Friday, June 3, 2016

Charles Darwin letter returned to Smithsonian over 30 years after theft; Guardian, 6/2/16

Alan Yuhas, Guardian; Charles Darwin letter returned to Smithsonian over 30 years after theft:
"More than three decades after a letter by Charles Darwin was stolen, the FBI’s art crime team has recovered and returned it to the Smithsonian.
The letter, part of the Darwin’s correspondence with an American geologist, Ferdinand Vandeveer Hayden, was written in May 1875 to thank his fellow naturalist for field studies of what became Yellowstone national park.
It was stolen in the mid-1970s from the Smithsonian archives, not long after it arrived there as part of the papers of George Perkins Miller, another 19th-century geologist.

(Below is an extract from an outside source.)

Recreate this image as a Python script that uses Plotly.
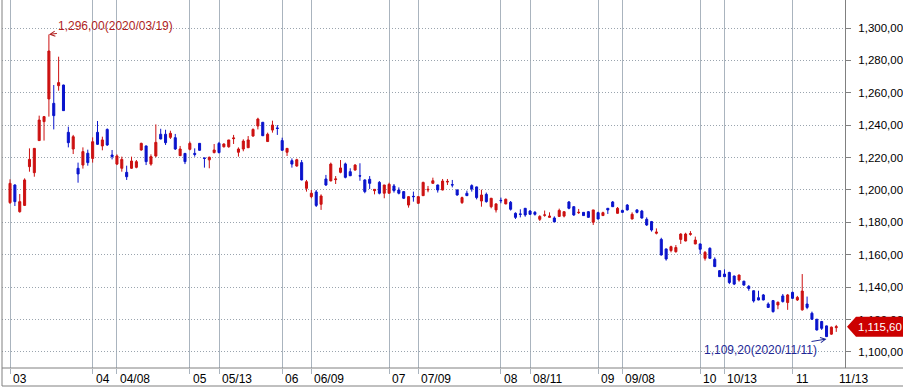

An FBI spokesperson told the Guardian the letter was stolen by an employee before it could be inventoried in the large collection, so the theft at first went unnoticed. Earlier this year, the FBI received a tip from someone who said they knew where the letter was kept – in the Washington DC area, not far from the Smithsonian...
The FBI’s art crime team was created in 2004, as the black market sale of artifacts expanded after the invasion of Iraq. It says it has recovered more than 2,650 items valued at more than $150m."